→ WORK TO BE COMPLETED:
Don't include pictures. Quote the lines below from the first through the line that contains "const energyTicks = [0, 5, 10, 15, 20, 25];".
####
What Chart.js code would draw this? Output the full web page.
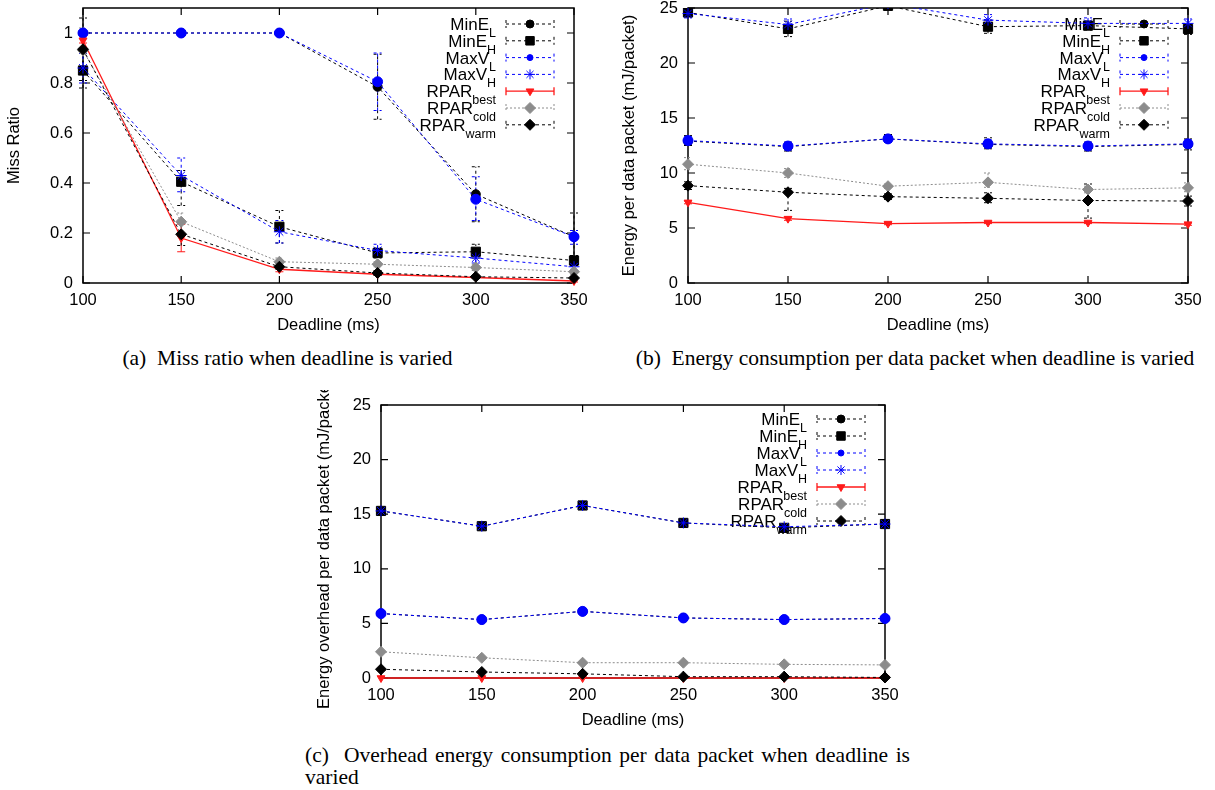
<!DOCTYPE html>
<html>
<head>
<meta charset="utf-8">
<script src="https://cdn.jsdelivr.net/npm/chart.js@4.4.1/dist/chart.umd.min.js"></script>
<style>
  body { margin: 0; background: #fff; width: 1215px; height: 790px; position: relative; overflow: hidden; }
  canvas { position: absolute; }
  .cap { position: absolute; font-family: "Liberation Serif", "Times New Roman", serif; font-size: 21.5px; line-height: 22px; color: #000; }
</style>
</head>
<body>
<canvas id="missChart" style="left:0;top:0" width="600" height="340"></canvas>
<canvas id="energyChart" style="left:610px;top:0" width="605" height="340"></canvas>
<canvas id="overheadChart" style="left:300px;top:390px" width="610" height="345"></canvas>
<div class="cap" style="left:0;top:347px;width:575px;text-align:center;white-space:nowrap">(a)&nbsp;&nbsp;Miss ratio when deadline is varied</div>
<div class="cap" style="left:620px;top:347px;width:590px;text-align:center;white-space:nowrap">(b)&nbsp;&nbsp;Energy consumption per data packet when deadline is varied</div>
<div class="cap" style="left:305px;top:744px;width:605px;text-align:justify;text-align-last:left">(c)&nbsp;&nbsp;Overhead energy consumption per data packet when deadline is varied</div>
<script>
const deadlines = [100, 150, 200, 250, 300, 350];
const missTicks = [0, 0.2, 0.4, 0.6, 0.8, 1];
const energyTicks = [0, 5, 10, 15, 20, 25];

// (a) miss ratio
const missMinEL = [1.0, 1.0, 1.0, 0.785, 0.355, 0.185];
const missMinELLow = [1.0, 1.0, 1.0, 0.655, 0.245, 0.09];
const missMinELHigh = [1.0, 1.0, 1.0, 0.915, 0.465, 0.28];
const missMinEH = [0.85, 0.405, 0.225, 0.12, 0.125, 0.09];
const missMinEHLow = [0.78, 0.31, 0.16, 0.10, 0.10, 0.07];
const missMinEHHigh = [0.92, 0.45, 0.29, 0.14, 0.155, 0.11];
const missMaxVL = [1.0, 1.0, 1.0, 0.805, 0.335, 0.185];
const missMaxVLLow = [1.0, 1.0, 1.0, 0.69, 0.25, 0.155];
const missMaxVLHigh = [1.0, 1.0, 1.0, 0.92, 0.425, 0.21];
const missMaxVH = [0.86, 0.43, 0.205, 0.13, 0.10, 0.065];
const missMaxVHLow = [0.80, 0.365, 0.16, 0.11, 0.08, 0.05];
const missMaxVHHigh = [0.92, 0.50, 0.25, 0.155, 0.12, 0.08];
const missBest = [0.97, 0.18, 0.055, 0.035, 0.022, 0.008];
const missBestLow = [0.96, 0.125, 0.045, 0.03, 0.018, 0.004];
const missBestHigh = [0.98, 0.235, 0.065, 0.04, 0.026, 0.012];
const missCold = [0.93, 0.245, 0.085, 0.075, 0.062, 0.045];
const missColdLow = [0.84, 0.21, 0.07, 0.065, 0.05, 0.035];
const missColdHigh = [1.02, 0.28, 0.10, 0.085, 0.075, 0.055];
const missWarm = [0.935, 0.195, 0.065, 0.04, 0.025, 0.02];
const missWarmLow = [0.81, 0.15, 0.055, 0.03, 0.02, 0.015];
const missWarmHigh = [1.06, 0.24, 0.08, 0.05, 0.03, 0.025];

// (b) energy per data packet
const energyMinEL = [12.9, 12.4, 13.1, 12.6, 12.4, 12.6];
const energyMinELLow = [12.5, 12.0, 12.8, 12.2, 12.0, 12.1];
const energyMinELHigh = [13.4, 12.8, 13.5, 13.2, 12.8, 13.1];
const energyMinEH = [24.6, 23.1, 25.2, 23.3, 23.4, 23.1];
const energyMinEHLow = [24.2, 22.4, 24.8, 22.7, 23.0, 22.6];
const energyMinEHHigh = [25.0, 23.8, 25.6, 23.9, 23.8, 23.5];
const energyMaxVL = [12.95, 12.45, 13.1, 12.65, 12.45, 12.65];
const energyMaxVLLow = [12.6, 12.1, 12.8, 12.3, 12.1, 12.3];
const energyMaxVLHigh = [13.3, 12.8, 13.4, 13.0, 12.8, 13.0];
const energyMaxVH = [24.5, 23.5, 25.4, 23.9, 23.6, 23.6];
const energyMaxVHLow = [24.1, 23.0, 25.0, 23.4, 23.1, 23.2];
const energyMaxVHHigh = [24.9, 24.0, 25.8, 24.4, 24.1, 24.0];
const energyBest = [7.33, 5.85, 5.4, 5.5, 5.5, 5.35];
const energyBestLow = [7.2, 5.7, 5.3, 5.4, 5.4, 5.25];
const energyBestHigh = [7.45, 6.0, 5.5, 5.6, 5.6, 5.45];
const energyCold = [10.8, 10.0, 8.8, 9.15, 8.5, 8.65];
const energyColdLow = [10.3, 9.6, 8.6, 8.7, 8.2, 8.3];
const energyColdHigh = [11.4, 10.4, 9.0, 10.0, 8.8, 9.1];
const energyWarm = [8.85, 8.25, 7.85, 7.7, 7.5, 7.45];
const energyWarmLow = [8.5, 6.6, 7.6, 7.3, 5.9, 7.0];
const energyWarmHigh = [9.2, 8.6, 8.1, 8.2, 9.0, 7.9];

// (c) overhead energy per data packet
const overheadMinEL = [5.9, 5.35, 6.1, 5.5, 5.35, 5.45];
const overheadMinEH = [15.3, 13.9, 15.8, 14.2, 13.75, 14.1];
const overheadMaxVL = [5.9, 5.35, 6.1, 5.5, 5.35, 5.45];
const overheadMaxVH = [15.3, 13.9, 15.8, 14.2, 13.85, 14.1];
const overheadBest = [0, 0, 0, 0, 0, 0];
const overheadCold = [2.4, 1.85, 1.4, 1.4, 1.25, 1.2];
const overheadWarm = [0.8, 0.55, 0.38, 0.12, 0.12, 0.05];

const FONT = '"Liberation Sans", Arial, Helvetica, sans-serif';
const mainFont = '17px ' + FONT;
const subFont = '12.5px ' + FONT;

const seriesStyles = [
    { name: 'MinE', sub: 'L', color: '#000000', dash: [3, 3], point: 'circle', radius: 4.5, keyRadius: 4 },
    { name: 'MinE', sub: 'H', color: '#000000', dash: [3, 3], point: 'rect', radius: 6.5, keyRadius: 6 },
    { name: 'MaxV', sub: 'L', color: '#0000ff', dash: [3, 3], point: 'circle', radius: 5, keyRadius: 3 },
    { name: 'MaxV', sub: 'H', color: '#0000ff', dash: [3, 3], point: 'star', radius: 5.5, keyRadius: 5 },
    { name: 'RPAR', sub: 'best', color: '#ff1a1a', dash: [], point: 'triangle', radius: 4.5, keyRadius: 4.5, rotation: 180, width: 1.3 },
    { name: 'RPAR', sub: 'cold', color: '#8c8c8c', dash: [2, 2], point: 'rectRot', radius: 5.5, keyRadius: 5.5 },
    { name: 'RPAR', sub: 'warm', color: '#000000', dash: [3, 3], point: 'rectRot', radius: 5.5, keyRadius: 5.5 }
];

function makeDatasets(values, lows, highs) {
    return seriesStyles.map((s, i) => ({
        label: s.name + s.sub,
        data: deadlines.map((d, j) => ({ x: d, y: values[i][j] })),
        errLow: lows ? lows[i] : null,
        errHigh: highs ? highs[i] : null,
        borderColor: s.color,
        borderWidth: s.width || 1,
        borderDash: s.dash,
        pointStyle: s.point,
        pointRadius: s.radius,
        pointRotation: s.rotation || 0,
        pointBackgroundColor: s.color,
        pointBorderColor: s.color,
        pointBorderWidth: 1,
        tension: 0,
        fill: false,
        order: seriesStyles.length - i, // later series on top, like gnuplot
        clip: { left: 12, right: 12, top: 0, bottom: 12 }
    }));
}

// border with inward ticks on all four sides
const framePlugin = {
    id: 'frame',
    beforeDatasetsDraw(chart) {
        const { ctx, chartArea: a, scales: { x, y } } = chart;
        ctx.save();
        ctx.setLineDash([]);
        ctx.strokeStyle = '#000';
        ctx.lineWidth = 1.5;
        ctx.strokeRect(a.left, a.top, a.width, a.height);
        ctx.lineWidth = 1.2;
        ctx.beginPath();
        x.ticks.forEach(t => {
            const px = x.getPixelForValue(t.value);
            ctx.moveTo(px, a.bottom); ctx.lineTo(px, a.bottom - 7);
            ctx.moveTo(px, a.top); ctx.lineTo(px, a.top + 7);
        });
        y.ticks.forEach(t => {
            const py = y.getPixelForValue(t.value);
            ctx.moveTo(a.left, py); ctx.lineTo(a.left + 7, py);
            ctx.moveTo(a.right, py); ctx.lineTo(a.right - 7, py);
        });
        ctx.stroke();
        ctx.restore();
    }
};

// gnuplot style key, drawn under the data
const keyPlugin = {
    id: 'gnuKey',
    beforeDatasetsDraw(chart, args, opts) {
        const { ctx, chartArea: a } = chart;
        ctx.save();
        seriesStyles.forEach((s, i) => {
            const rowY = a.top + opts.first + i * opts.step;
            const x0 = a.right - 68, x1 = a.right - 20, xm = a.right - 44;
            ctx.strokeStyle = s.color;
            ctx.fillStyle = s.color;
            ctx.lineWidth = s.width || 1;
            ctx.setLineDash(s.dash);
            ctx.beginPath();
            ctx.moveTo(x0, rowY); ctx.lineTo(x1, rowY);
            ctx.moveTo(x0, rowY - 4); ctx.lineTo(x0, rowY + 4);
            ctx.moveTo(x1, rowY - 4); ctx.lineTo(x1, rowY + 4);
            ctx.stroke();
            ctx.setLineDash([]);
            ctx.lineWidth = 1;
            Chart.helpers.drawPoint(ctx, { pointStyle: s.point, radius: s.keyRadius, rotation: s.rotation || 0, borderWidth: 1 }, xm, rowY);

            ctx.fillStyle = '#000';
            ctx.textAlign = 'left';
            ctx.textBaseline = 'alphabetic';
            ctx.font = subFont;
            const sw = ctx.measureText(s.sub).width;
            ctx.font = mainFont;
            const mw = ctx.measureText(s.name).width;
            const xr = a.right - 78;
            ctx.fillText(s.name, xr - sw - mw, rowY + 6);
            ctx.font = subFont;
            ctx.fillText(s.sub, xr - sw, rowY + 13);
        });
        ctx.restore();
    }
};

const errorBarPlugin = {
    id: 'errorBars',
    beforeDatasetsDraw(chart) {
        const { ctx, chartArea: a, scales: { x, y } } = chart;
        ctx.save();
        ctx.beginPath();
        ctx.rect(a.left - 10, a.top, a.width + 20, a.height);
        ctx.clip();
        chart.data.datasets.forEach(ds => {
            if (!ds.errLow) return;
            ctx.strokeStyle = ds.borderColor;
            ctx.lineWidth = 1;
            ctx.setLineDash(ds.borderDash);
            ds.data.forEach((p, j) => {
                if (ds.errLow[j] === ds.errHigh[j]) return;
                const px = x.getPixelForValue(p.x);
                const lo = y.getPixelForValue(ds.errLow[j]);
                const hi = y.getPixelForValue(ds.errHigh[j]);
                ctx.beginPath();
                ctx.moveTo(px, lo); ctx.lineTo(px, hi);
                ctx.moveTo(px - 4, lo); ctx.lineTo(px + 4, lo);
                ctx.moveTo(px - 4, hi); ctx.lineTo(px + 4, hi);
                ctx.stroke();
            });
        });
        ctx.restore();
    }
};

function buildChart(id, datasets, cfg) {
    return new Chart(document.getElementById(id), {
        type: 'line',
        data: { datasets },
        options: {
            responsive: false,
            animation: false,
            devicePixelRatio: 1,
            events: [],
            layout: { padding: { left: 0, right: cfg.right, top: cfg.top, bottom: 0 } },
            plugins: {
                legend: { display: false },
                tooltip: { enabled: false },
                gnuKey: { first: cfg.keyFirst, step: cfg.keyStep }
            },
            scales: {
                x: {
                    type: 'linear',
                    min: 100,
                    max: 350,
                    afterBuildTicks: s => { s.ticks = deadlines.map(v => ({ value: v })); },
                    afterFit: s => { s.height = cfg.xHeight; s.paddingLeft = 0; s.paddingRight = 0; },
                    grid: { display: false, drawTicks: false, tickLength: 0 },
                    border: { display: false },
                    ticks: { color: '#000', font: { family: FONT, size: 16.5 }, padding: 8, maxRotation: 0, autoSkip: false, callback: v => String(v) },
                    title: { display: true, text: 'Deadline (ms)', color: '#000', font: { family: FONT, size: 16.5 }, padding: { top: 0, bottom: 5 } }
                },
                y: {
                    type: 'linear',
                    min: 0,
                    max: cfg.yMax,
                    afterBuildTicks: s => { s.ticks = cfg.yTicks.map(v => ({ value: v })); },
                    afterFit: s => { s.width = cfg.yWidth; s.paddingTop = 0; s.paddingBottom = 0; },
                    grid: { display: false, drawTicks: false, tickLength: 0 },
                    border: { display: false },
                    ticks: { color: '#000', font: { family: FONT, size: 16.5 }, padding: 10, autoSkip: false, callback: v => String(v) },
                    title: { display: true, text: cfg.yTitle, color: '#000', font: { family: FONT, size: 16.5 }, padding: { top: cfg.yTitlePad, bottom: 0 } }
                }
            }
        },
        plugins: [framePlugin, keyPlugin, errorBarPlugin]
    });
}

buildChart('missChart',
    makeDatasets(
        [missMinEL, missMinEH, missMaxVL, missMaxVH, missBest, missCold, missWarm],
        [missMinELLow, missMinEHLow, missMaxVLLow, missMaxVHLow, missBestLow, missColdLow, missWarmLow],
        [missMinELHigh, missMinEHHigh, missMaxVLHigh, missMaxVHHigh, missBestHigh, missColdHigh, missWarmHigh]),
    { right: 26, top: 8, xHeight: 57, yWidth: 83, yMax: 1.1, yTicks: missTicks, yTitle: 'Miss Ratio', yTitlePad: 5, keyFirst: 16, keyStep: 16.8 });

buildChart('energyChart',
    makeDatasets(
        [energyMinEL, energyMinEH, energyMaxVL, energyMaxVH, energyBest, energyCold, energyWarm],
        [energyMinELLow, energyMinEHLow, energyMaxVLLow, energyMaxVHLow, energyBestLow, energyColdLow, energyWarmLow],
        [energyMinELHigh, energyMinEHHigh, energyMaxVLHigh, energyMaxVHHigh, energyBestHigh, energyColdHigh, energyWarmHigh]),
    { right: 27, top: 8, xHeight: 57, yWidth: 78, yMax: 25, yTicks: energyTicks, yTitle: 'Energy per data packet (mJ/packet)', yTitlePad: 10, keyFirst: 16, keyStep: 16.8 });

buildChart('overheadChart',
    makeDatasets(
        [overheadMinEL, overheadMinEH, overheadMaxVL, overheadMaxVH, overheadBest, overheadCold, overheadWarm],
        null, null),
    { right: 25, top: 15, xHeight: 57, yWidth: 81, yMax: 25, yTicks: energyTicks, yTitle: 'Energy overhead per data packet (mJ/packet)', yTitlePad: 15, keyFirst: 14, keyStep: 17 });
</script>
</body>
</html>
####
→ TASK ANSWER:
What Chart.js code would draw this? Output the full web page.
<!DOCTYPE html>
<html>
<head>
<meta charset="utf-8">
<script src="https://cdn.jsdelivr.net/npm/chart.js@4.4.1/dist/chart.umd.min.js"></script>
<style>
  body { margin: 0; background: #fff; width: 1215px; height: 790px; position: relative; overflow: hidden; }
  canvas { position: absolute; }
  .cap { position: absolute; font-family: "Liberation Serif", "Times New Roman", serif; font-size: 21.5px; line-height: 22px; color: #000; }
</style>
</head>
<body>
<canvas id="missChart" style="left:0;top:0" width="600" height="340"></canvas>
<canvas id="energyChart" style="left:610px;top:0" width="605" height="340"></canvas>
<canvas id="overheadChart" style="left:300px;top:390px" width="610" height="345"></canvas>
<div class="cap" style="left:0;top:347px;width:575px;text-align:center;white-space:nowrap">(a)&nbsp;&nbsp;Miss ratio when deadline is varied</div>
<div class="cap" style="left:620px;top:347px;width:590px;text-align:center;white-space:nowrap">(b)&nbsp;&nbsp;Energy consumption per data packet when deadline is varied</div>
<div class="cap" style="left:305px;top:744px;width:605px;text-align:justify;text-align-last:left">(c)&nbsp;&nbsp;Overhead energy consumption per data packet when deadline is varied</div>
<script>
const deadlines = [100, 150, 200, 250, 300, 350];
const missTicks = [0, 0.2, 0.4, 0.6, 0.8, 1];
const energyTicks = [0, 5, 10, 15, 20, 25];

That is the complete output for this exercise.